My challenge is for them to stop talking about it and make a difference, grab the nettle, be bold and start again, based on the right fundamentals.
The industry can also play its part by fixing some long entrenched behaviour, which also has an effect on productivity and costs.

If we want more affordable housing we need to move away from bespoke homes and construction, use more standardised designs, detailing and products to name but a few — such as industry-standard window configurations and pre-manufactured, one-piece aluminium downpipes — and step up the use of off-site prefabricated construction which will invariably lead to a two-tier construction market.

This is not uncommon overseas, but it does mean the mass consumer has more affordable housing, but less choice.

NZ consumer dictates

In places like Australia, the UK and the US you can have a standard home at one price point, and a bespoke home at a higher price. In New Zealand we tend to mainly build bespoke homes, and we condition the consumer, rightly or wrongly, to naively dictate what they want.

As builders, we allow this because we create a market that lets the client have their home their way. I am sure if we developed some scale of construction over standard detailing and pointed out to clients that it is 20% more expensive to build bespoke homes, buying attitudes would rapidly change.

We used to construct affordable homes this way in the 1970s, but that market, although far from satisfied, has all but disappeared. Land prices currently make it uneconomic to build smaller affordable housing and, hence, there is a segment of the market totally uncatered for.

The current model of clients having a unique larger home is not financially sustainable, and will become an ever-decreasing market as they struggle to afford them, and as the demographic structure of an aging population kicks in.

Another area that arguably holds the industry back on productivity and cost is a materials manufacturing and supply chain that appears conditioned towards protecting the status quo over innovation and new product.

They also appear to have become very adept at closing ranks to stop competition from gaining a foothold.
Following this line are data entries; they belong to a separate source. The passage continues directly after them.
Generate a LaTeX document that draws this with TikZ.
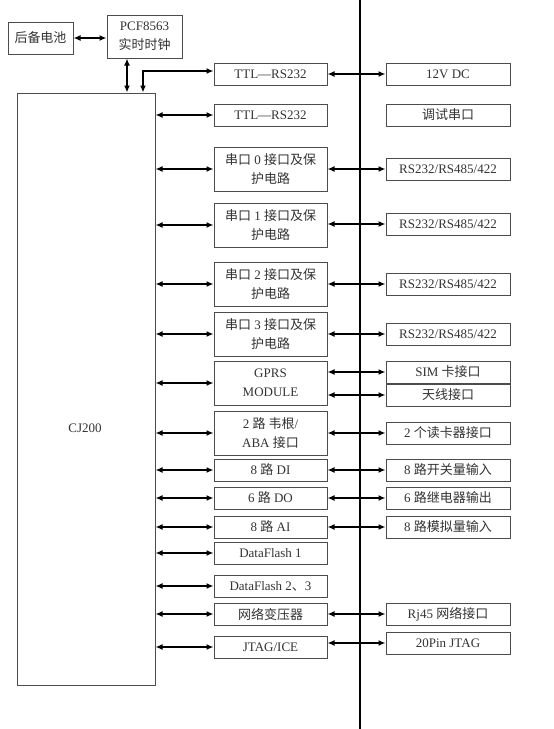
\documentclass[tikz,border=0pt]{standalone}
\usepackage{fontspec}
\setmainfont{Liberation Serif}
\newfontfamily\cjk{Noto Sans CJK SC}
\newcommand{\zh}[1]{{\cjk #1}}
\usetikzlibrary{positioning, arrows.meta}
\tikzset{
	basebox/.style={
			draw=black!70,
			line width=1pt,
			fill=white,
			text=black!80,
			align=center,
			inner sep=1pt,
			font=\fontsize{13}{19}\selectfont
		},
	midbox/.style={
			basebox,
			minimum width=113pt,
			minimum height=22pt
		},
	midtall/.style={
			midbox,
			minimum height=44pt
		},
	rightbox/.style={
			basebox,
			minimum width=124pt,
			minimum height=22pt
		},
	dblarrow/.style={
			line width=1.8pt,
			{Latex[length=7pt,width=6pt]}-{Latex[length=7pt,width=6pt]}
		}
}

\begin{document}
\begin{tikzpicture}[x=1pt, y=-1pt]
\useasboundingbox (0,0) rectangle (554,729);

% left part
\node[basebox, minimum width=65pt, minimum height=32pt] (bat) at (40.5,38) {\zh{后备电池}};
\node[basebox, minimum width=75pt, minimum height=43pt] (rtc) at (144.5,36.5) {PCF8563\\\zh{实时时钟}};
\node[basebox, minimum width=138pt, minimum height=592pt] (cj) at (86,389) {};
\node[text=black!80, font=\fontsize{13}{15}\selectfont] (cjtxt) at (85,428) {CJ200};
\coordinate (rtcx) at (127,0);
\coordinate (tap) at (143,71);

% separator
\draw[line width=1.5pt] (360,0) -- (360,729);

% middle column
\node[midbox] (m1) at (270.5,74) {TTL—RS232};
\node[midbox] (m2) at (270.5,115) {TTL—RS232};
\node[midtall] (m3) at (270.5,169) {\zh{串口} 0 \zh{接口及保}\\\zh{护电路}};
\node[midtall] (m4) at (270.5,225) {\zh{串口} 1 \zh{接口及保}\\\zh{护电路}};
\node[midtall] (m5) at (270.5,284) {\zh{串口} 2 \zh{接口及保}\\\zh{护电路}};
\node[midtall] (m6) at (270.5,334) {\zh{串口} 3 \zh{接口及保}\\\zh{护电路}};
\node[midtall] (m7) at (270.5,383) {GPRS\\MODULE};
\node[midtall] (m8) at (270.5,433) {2 \zh{路\ 韦根}/\\ABA \zh{接口}};
\node[midbox] (m9) at (270.5,470) {8 \zh{路} DI};
\node[midbox] (m10) at (270.5,498) {6 \zh{路} DO};
\node[midbox] (m11) at (270.5,527) {8 \zh{路} AI};
\node[midbox] (m12) at (270.5,553) {DataFlash 1};
\node[midbox] (m13) at (270.5,586) {DataFlash 2\zh{、}3};
\node[midbox] (m14) at (270.5,614) {\zh{网络变压器}};
\node[midbox] (m15) at (270.5,647) {JTAG/ICE};

% right column
\node[rightbox] (r1) at (448,74) {12V DC};
\node[rightbox] (r2) at (448,115) {\zh{调试串口}};
\node[rightbox] (r3) at (448,169) {RS232/RS485/422};
\node[rightbox] (r4) at (448,224) {RS232/RS485/422};
\node[rightbox] (r5) at (448,284) {RS232/RS485/422};
\node[rightbox] (r6) at (448,334) {RS232/RS485/422};
\node[rightbox] (r7) at (448,372) {SIM \zh{卡接口}};
\node[rightbox] (r7b) at (448,395) {\zh{天线接口}};
\node[rightbox] (r8) at (448,433) {2 \zh{个读卡器接口}};
\node[rightbox] (r9) at (448,470) {8 \zh{路开关量输入}};
\node[rightbox] (r10) at (448,498) {6 \zh{路继电器输出}};
\node[rightbox] (r11) at (448,527) {8 \zh{路模拟量输入}};
\node[rightbox] (r14) at (448,614) {Rj45 \zh{网络接口}};
\node[rightbox] (r15) at (448,643) {20Pin JTAG};

% connectors
\draw[dblarrow] (bat.east) -- (rtc.west |- bat.east);
\draw[dblarrow] (rtc.south -| rtcx) -- (cj.north -| rtcx);
\draw[dblarrow] (cj.north -| tap) |- (m1.west |- tap);

\foreach \m in {m2,m3,m4,m5,m6,m7,m8,m9,m10,m11,m12,m13,m14,m15}
  \draw[dblarrow] (\m.west) -- (\m.west -| cj.east);

\draw[dblarrow] (m1.east) -- (r1.west |- m1.east);
\foreach \m/\r in {m3/r3,m4/r4,m5/r5,m6/r6,m7/r7,m7/r7b,m8/r8,m9/r9,m10/r10,m11/r11,m14/r14,m15/r15}
  \draw[dblarrow] (\r.west) -- (\r.west -| \m.east);
\end{tikzpicture}
\end{document}
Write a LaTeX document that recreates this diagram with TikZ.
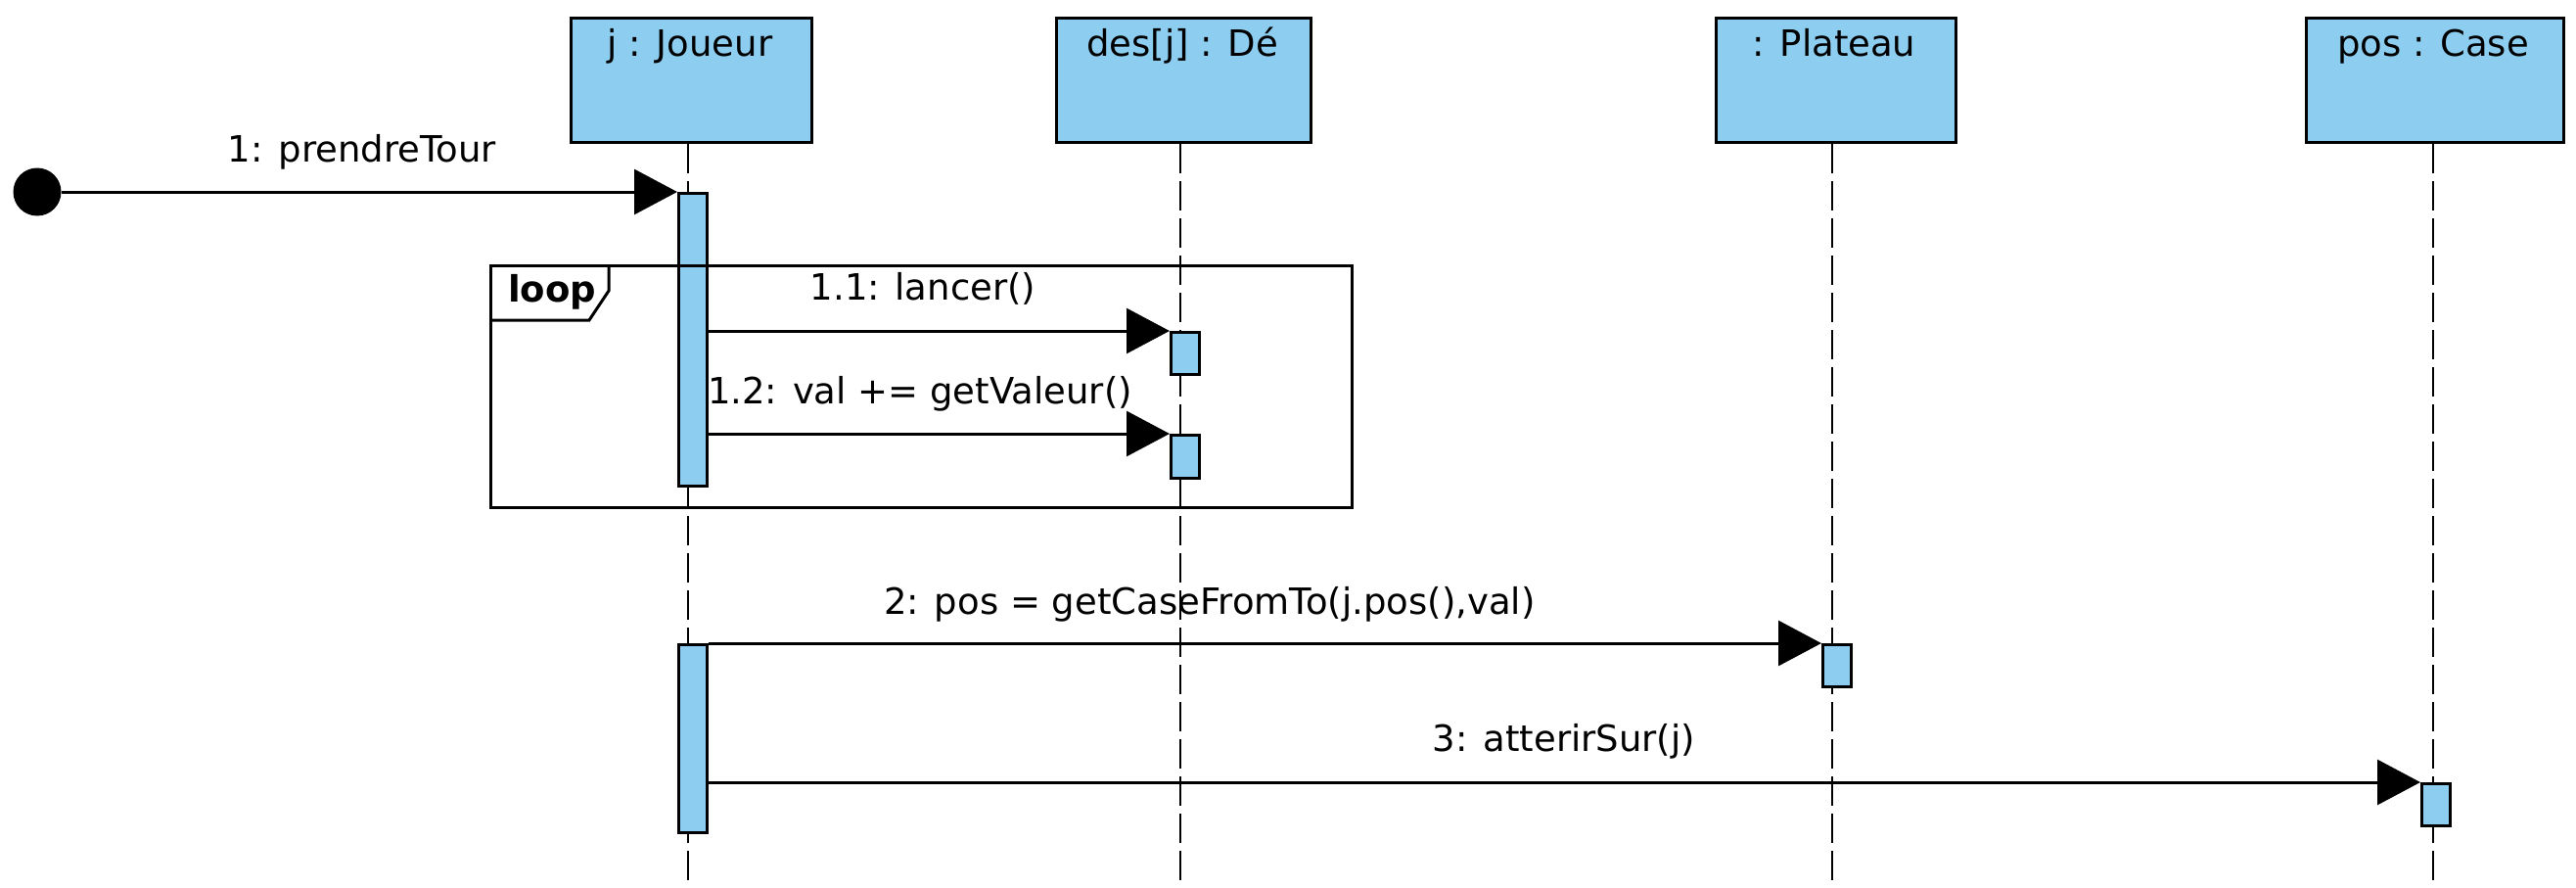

You can have some sympathy for local manufacturers who are producing for what can be described as a small market by international standards.

However, they appear to have been particularly clever in controlling the supply chains in order to deter newcomers, or temporarily adjusting price bands down to make it commercially unviable for new product or imported product to get established.

Now these might be very astute bonafide business practices, but are they in the best interests of the industry and the consumer long term by limiting choice and competition?

All things considered, It may be that paying extra to preserve local manufacturing capabilities might be in the best interests of the economy, but I am not sure if those discussions or feasibilities have been carried out or tested.

However, I believe if we are serious about making housing affordable then a look at how the market controls and deals with product innovation, along with competition, should also be part of the housing affordability equation.

As can be seen, housing affordability is a complex web of interrelated components that all affect the final cost of construction and housing affordability.

Unless a holistic view is taken, and each layer assessed for its value and effectiveness, productivity will continue to decrease with every new regulatory twitch, along with costs increasing.

Without a fundamental change in how we regulate and construct, the current model will continue to escalate beyond the financial resources of the average consumer.

It doesn’t need to be this way. Construction of homes is a relatively simple process, and we have inadvertently managed to make it very bureaucratic, unnecessarily technically complex and correspondingly expensive.

It is now time for a re-think if we are truly serious about improving productivity and housing affordability.